The bulk of their attacks have primarily been targeted at Warnock, senior pastor at Ebenezer Baptist Church, where the Rev. Martin Luther King Jr. preached. Republicans have used sound bytes from Warnock's past sermons to accuse him of being anti-gun, anti-military, anti-police and anti-Israel. The Warnock campaign has said those clips have been taken out of context and do not reflect his stances.
Loeffler has tried to link Warnock to a visit from Cuban communist leader Fidel Castro in 1995 at a church where he had been a youth pastor. Warnock has said he had never met Castro and PolitiFact found no evidence he was involved with decisions made regarding the appearance.
Perdue has claimed that Ossoff took money from the Chinese Communist Party, citing a $1,000 payment from a Hong Kong media company to Insight TWI, the documentary production company Ossoff runs. The Ossoff campaign said the money was a royalty check from a distributor received after the Hong Kong company rebroadcast an Insight TWI program.
Perdue, meanwhile, has also come under scrutiny for his ties to business dealings in China related to outsourcing labor as a top executive at companies like Sara Lee and Dollar General, a New York Times report found.
Ossoff and Warnock have emphasized a three-pronged message throughout the runoffs.
"This is a movement for health, jobs and justice for the people," Ossoff said at a campaign event on Dec. 5 in Conyers.
Their platform includes policies and programs that tow the line between the moderate and liberal wings of the Democratic Party. They support expanding Medicaid, but don't back a Medicare for All single-payer system. They want to invest in green energy and infrastructure, but don't support the Green New Deal outright. They champion the John Lewis Voting Rights Act and advocate for criminal justice reform, but reject activists' calls to defund the police.
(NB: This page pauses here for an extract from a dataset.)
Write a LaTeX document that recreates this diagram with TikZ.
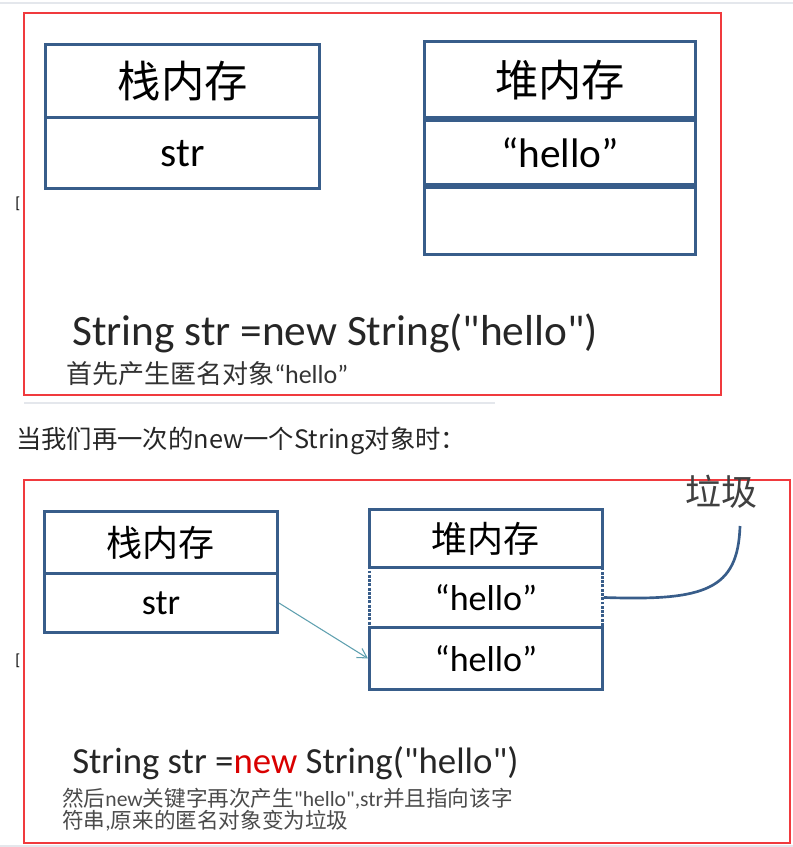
\documentclass[tikz,border=0pt]{standalone}
\usepackage{fontspec}
\setmainfont{Carlito}[Ligatures=TeXOff]
\newfontfamily\cjk{Noto Sans CJK SC}
\usetikzlibrary{arrows.meta}
\definecolor{boxblue}{RGB}{56,93,138}
\definecolor{framered}{RGB}{240,58,62}
\definecolor{linkteal}{RGB}{95,160,175}
\definecolor{notegray}{RGB}{75,75,75}
\definecolor{pagegray}{RGB}{228,231,236}
\tikzset{
  frame/.style={draw=framered, line width=2.2pt},
  cell/.style={draw=boxblue, line width=2.6pt, inner sep=0pt, anchor=north west, text=black},
  bigcell/.style={cell, font=\fontsize{31}{31}\selectfont},
  smallcell/.style={cell, line width=2.2pt, font=\fontsize{27}{27}\selectfont},
  dotcell/.style={smallcell, densely dotted},
  codeline/.style={anchor=base west, inner sep=0pt, text=black!85},
  note/.style={anchor=north west, inner sep=0pt, text=notegray, align=left},
}
\begin{document}
\begin{tikzpicture}[x=0.75pt,y=0.75pt,yscale=-1,xscale=1]
\useasboundingbox (0,0) rectangle (793,847);

%page lines
\draw[pagegray, line width=1.5pt] (0,3) -- (793,3);
\draw[pagegray, line width=1.5pt] (24,403) -- (495,403);
\draw[pagegray, line width=2pt] (0,846) -- (793,846);

%Shape: Rectangle (first frame)
\draw[frame] (24,13) rectangle (721,395);

% stack memory
\node[bigcell, minimum width=205.5pt, minimum height=54.75pt, font=\cjk\fontsize{32.5}{32.5}\selectfont] (stackHead) at (44,43) {栈内存};
\node[bigcell, minimum width=205.5pt, minimum height=53.25pt] (stackStr) at (44,116) {str};

% heap memory
\node[bigcell, minimum width=203.25pt, minimum height=57pt, font=\cjk\fontsize{32.5}{32.5}\selectfont] (heapHead) at (423,40) {堆内存};
\node[bigcell, minimum width=203.25pt, minimum height=48pt] (heapHello) at (423,119) {“hello”};
\node[bigcell, minimum width=203.25pt, minimum height=50.25pt] (heapFree) at (423,186) {};

% Text Node
\node[codeline, font=\fontsize{32.5}{32.5}\selectfont] (codeA) at (72,345) {String str =new String("hello")};
% Text Node
\node[note, text=black!80, font=\fontsize{19.5}{19.5}\selectfont] (noteA) at (66,361) {{\cjk 首先产生匿名对象}“hello”};
% Text Node
\node[anchor=base west, inner sep=0pt, font=\fontsize{12}{12}\selectfont] (brkA) at (15,208) {[};

% Text Node
\node[anchor=base west, inner sep=0pt, text=black!85, font=\cjk\fontsize{19}{19}\selectfont] (between) at (16,448) {当我们再一次的new一个String对象时：};

%Shape: Rectangle (second frame)
\draw[frame] (24,480) rectangle (790,843);

% stack memory
\node[smallcell, minimum width=174.75pt, minimum height=46.5pt] (stackHead2) at (43,510) {\cjk 栈内存};
\node[smallcell, minimum width=174.75pt, minimum height=44.25pt] (stackStr2) at (43,572) {str};

% heap memory
\node[smallcell, minimum width=174.75pt, minimum height=43.5pt] (heapHead2) at (368,508) {\cjk 堆内存};
\node[dotcell, minimum width=174.75pt, minimum height=45pt] (heapOld) at (368,566) {“hello”};
\node[smallcell, minimum width=174.75pt, minimum height=46.5pt] (heapNew) at (368,626) {“hello”};

% label for garbage
\node[inner sep=0pt, text=black!75, font=\cjk\fontsize{27}{27}\selectfont] (garbage) at (721,492) {垃圾};
\coordinate (gcEnd) at (740,526);

%Straight Lines
\draw[linkteal, line width=0.8pt, -{Straight Barb[length=7pt,width=8pt]}] (stackStr2.east) -- (heapNew.west);
%Curve Lines
\draw[boxblue, line width=2pt] (heapOld.east) .. controls (705,601) and (738,590) .. (gcEnd);

% Text Node
\node[codeline, font=\fontsize{27.6}{27.6}\selectfont] (codeB) at (72,773) {String str =\textcolor{red!85!black!100}{new} String("hello")};
% Text Node
\node[note, font=\fontsize{16.2}{16.5}\selectfont] (noteB) at (62,788) {{\cjk 然后}new{\cjk 关键字再次产生}"hello",str{\cjk 并且指向该字}\\{\cjk 符串},{\cjk 原来的匿名对象变为垃圾}};
% Text Node
\node[anchor=base west, inner sep=0pt, font=\fontsize{12}{12}\selectfont] (brkB) at (15,665) {[};

\end{tikzpicture}
\end{document}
Ossoff and Warnock have positioned themselves as a continuation of Biden's agenda, a narrative that Biden himself and other Democratic surrogates have stressed as well.
"I need two senators from this state who want to get something done, not two senators who are just going to get in the way," Biden said at a campaign rally in Atlanta on Dec. 15. "Send me these two men and we will control the Senate and change the lives of the people of Georgia."
Echoing Democratic messaging from the general election, Ossoff and Warnock told voters they represent a brighter future for the country and for Georgia after four years of Trump's presidency and months of the continuing battle against the Covid health crisis.